My example of Ms Glassman may be extreme, but Mr Estridge's cohort frequently compare people who uphold the Catholic understanding of marriage as bigots and haters.  The Southern Poverty Law Center branded NOM as a hate group.  If you work for such a group, but enter into a gay union, doesn't that seem a little inconsistent?

In fact, it seems more likely that Ms Glassman and Mr Estridge stayed with CRS because they didn't see any inconsistency in their position and CRS's position.  They saw no "provocative" posters or literature around.  CRS, for them, was Home on the Range: where never is heard a discouraging word.  The "Catholic" in "CRS" was so completely suppressed it never caused a ripple of consternation. In fact, the Catholics that they met in CRS may have been a detriment to the Church's mission: "Oh, don't worry. We're not that kind of Catholic."  Meaning they are the same kind of Catholic that currently occupy the halls of power in DC: Biden, Pelosi, Sotomayor and the rest.
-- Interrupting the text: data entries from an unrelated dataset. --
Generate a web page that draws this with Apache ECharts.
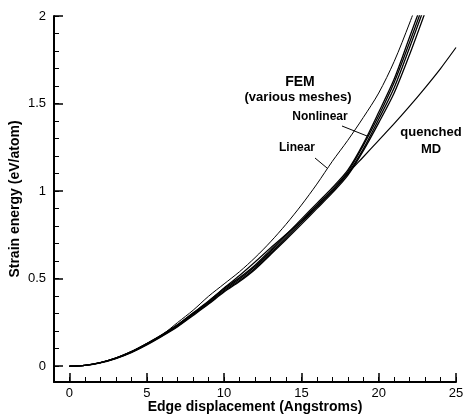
<!DOCTYPE html>
<html>
<head>
<meta charset="utf-8">
<script src="https://cdn.jsdelivr.net/npm/echarts@6/dist/echarts.min.js"></script>
<style>html,body{margin:0;padding:0;background:#fff}#c{width:464px;height:419px}</style>
</head>
<body>
<div id="c"></div>
<script>
// Edge displacement (Angstroms) sample positions
var xFEM = [0,1,2,3,4,5,6,7,8,9,10,11,12,13,14,15,16,17,18,19,20,21,22,23];
var xMD  = [0,1,2,3,4,5,6,7,8,9,10,11,12,13,14,15,16,17,18,19,20,21,22,23,24,25];
// FEM nonlinear, various meshes (eV/atom)
var nonlinear1 = [0,0.005,0.019,0.044,0.078,0.122,0.172,0.226,0.29,0.355,0.424,0.484,0.553,0.637,0.722,0.81,0.9,0.99,1.09,1.23,1.39,1.56,1.78,2.02];
var nonlinear2 = [0,0.005,0.02,0.045,0.08,0.125,0.175,0.23,0.295,0.36,0.43,0.49,0.56,0.645,0.73,0.82,0.91,1.0,1.1,1.24,1.41,1.59,1.82,2.06];
var nonlinear3 = [0,0.005,0.02,0.046,0.081,0.127,0.178,0.234,0.3,0.366,0.437,0.498,0.569,0.654,0.74,0.83,0.92,1.01,1.11,1.26,1.43,1.62,1.85,2.09];
var nonlinear4 = [0,0.005,0.021,0.047,0.083,0.13,0.181,0.238,0.305,0.372,0.444,0.506,0.577,0.663,0.75,0.84,0.93,1.02,1.12,1.27,1.45,1.64,1.88,2.12];
// FEM linear
var linearFEM = [0,0.005,0.021,0.048,0.085,0.13,0.18,0.25,0.32,0.4,0.47,0.54,0.62,0.71,0.81,0.92,1.04,1.17,1.29,1.42,1.56,1.74,1.96,2.2];
// quenched MD
var quenchedMD = [0,0.005,0.02,0.046,0.082,0.128,0.18,0.237,0.302,0.37,0.447,0.518,0.595,0.675,0.752,0.83,0.91,1.0,1.1,1.195,1.29,1.385,1.485,1.59,1.7,1.82];
// tick labels
var xTickLabels = [0,5,10,15,20,25];
var xMinorTicks = [-1,0,1,2,3,4,5,6,7,8,9,10,11,12,13,14,15,16,17,18,19,20,21,22,23,24,25];
var yTickLabels = [0,0.5,1,1.5,2];
var yMinorTicks = [0,0.1,0.2,0.3,0.4,0.5,0.6,0.7,0.8,0.9,1,1.1,1.2,1.3,1.4,1.5,1.6,1.7,1.8,1.9,2];

function pairs(xs, ys){ return ys.map(function(v,i){return [xs[i], v];}); }

var FONT = 'Liberation Sans, Arial, Helvetica, sans-serif';
var chart = echarts.init(document.getElementById('c'), null, {renderer:'canvas'});

function curve(name, xs, ys, w){
  return {name:name, type:'line', data:pairs(xs, ys), showSymbol:false, symbol:'none',
    smooth:0.3, clip:true, lineStyle:{color:'#000', width:w}, z:3, animation:false};
}

chart.setOption({
  animation:false,
  backgroundColor:'#fff',
  grid:{left:54, right:8, top:16, bottom:37, containLabel:false, outerBoundsMode:'none'},
  xAxis:[{
    type:'value', min:-1, max:25, position:'bottom',
    axisLine:{show:true, onZero:false, lineStyle:{color:'#000', width:2}},
    axisTick:{show:true, inside:true, length:9, customValues:xTickLabels, lineStyle:{color:'#000', width:1.5}},
    axisLabel:{show:true, customValues:xTickLabels, color:'#000', fontSize:13, fontFamily:FONT, margin:5},
    splitLine:{show:false},
    name:'Edge displacement (Angstroms)', nameLocation:'middle', nameGap:18, nameMoveOverlap:false,
    nameTextStyle:{color:'#000', fontSize:14, fontWeight:'bold', fontFamily:FONT}
  },{
    type:'value', min:-1, max:25, position:'bottom', offset:0,
    axisLine:{show:false, onZero:false},
    axisTick:{show:true, inside:true, length:5, customValues:xMinorTicks, lineStyle:{color:'#000', width:1}},
    axisLabel:{show:false}, splitLine:{show:false}
  }],
  yAxis:[{
    type:'value', min:-0.09, max:2, position:'left',
    axisLine:{show:true, onZero:false, lineStyle:{color:'#000', width:2}},
    axisTick:{show:true, inside:true, length:9, customValues:yTickLabels, lineStyle:{color:'#000', width:1.5}},
    axisLabel:{show:true, customValues:yTickLabels, color:'#000', fontSize:13, fontFamily:FONT, margin:8,
      formatter:function(v){return String(v);}},
    splitLine:{show:false},
    name:'Strain energy (eV/atom)', nameLocation:'middle', nameGap:32, nameRotate:90, nameMoveOverlap:false,
    nameTextStyle:{color:'#000', fontSize:14, fontWeight:'bold', fontFamily:FONT}
  },{
    type:'value', min:-0.09, max:2, position:'left', offset:0,
    axisLine:{show:false, onZero:false},
    axisTick:{show:true, inside:true, length:5, customValues:yMinorTicks, lineStyle:{color:'#000', width:1}},
    axisLabel:{show:false}, splitLine:{show:false}
  }],
  series:[
    curve('Linear', xFEM, linearFEM, 1),
    curve('Nonlinear mesh 1', xFEM, nonlinear1, 1.3),
    curve('Nonlinear mesh 2', xFEM, nonlinear2, 1.3),
    curve('Nonlinear mesh 3', xFEM, nonlinear3, 1.3),
    curve('Nonlinear mesh 4', xFEM, nonlinear4, 1.3),
    curve('quenched MD', xMD, quenchedMD, 1.2)
  ],
  graphic:[
    {type:'text', x:300, y:82, style:{text:'FEM', fill:'#000', font:'bold 14px '+FONT, align:'center', verticalAlign:'middle'}},
    {type:'text', x:298, y:97, style:{text:'(various meshes)', fill:'#000', font:'bold 13px '+FONT, align:'center', verticalAlign:'middle'}},
    {type:'text', x:320, y:117, style:{text:'Nonlinear', fill:'#000', font:'bold 12px '+FONT, align:'center', verticalAlign:'middle'}},
    {type:'line', shape:{x1:342, y1:126, x2:367, y2:136}, style:{stroke:'#000', lineWidth:1}},
    {type:'text', x:297, y:148, style:{text:'Linear', fill:'#000', font:'bold 12px '+FONT, align:'center', verticalAlign:'middle'}},
    {type:'line', shape:{x1:315, y1:158, x2:327, y2:168}, style:{stroke:'#000', lineWidth:1}},
    {type:'text', x:431, y:132, style:{text:'quenched', fill:'#000', font:'bold 13px '+FONT, align:'center', verticalAlign:'middle'}},
    {type:'text', x:431, y:149, style:{text:'MD', fill:'#000', font:'bold 13px '+FONT, align:'center', verticalAlign:'middle'}}
  ]
});
</script>
</body>
</html>
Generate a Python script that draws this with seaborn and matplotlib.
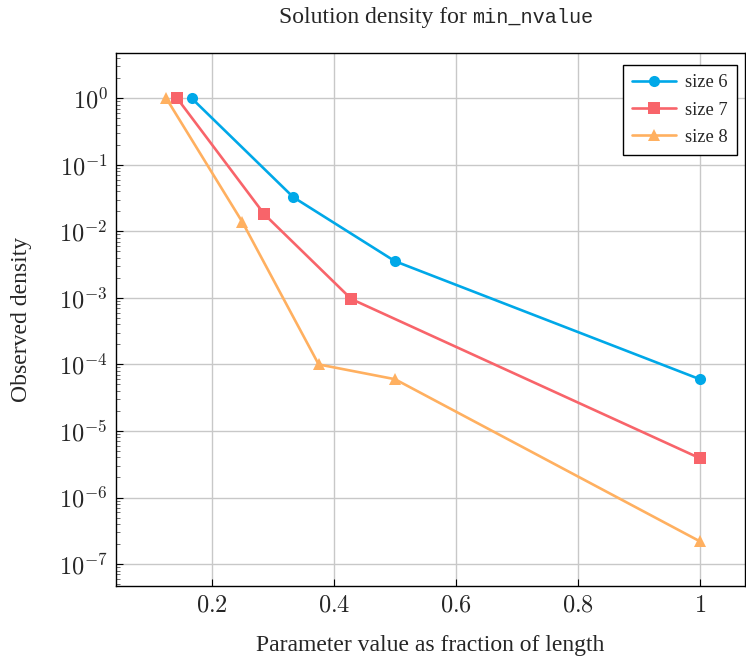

So I can't support CRS.  I don't care if they hire people who aren't Catholic.  But I expect the environment to have so much Catholic identity that someone who wants to run over pro-lifers wouldn't feel comfortable working there. I want the people who work there to be so aligned with the Bishops that anyone opposed to the Bishops' agenda won't feel comfortable working there.

And that's clearly not the case today.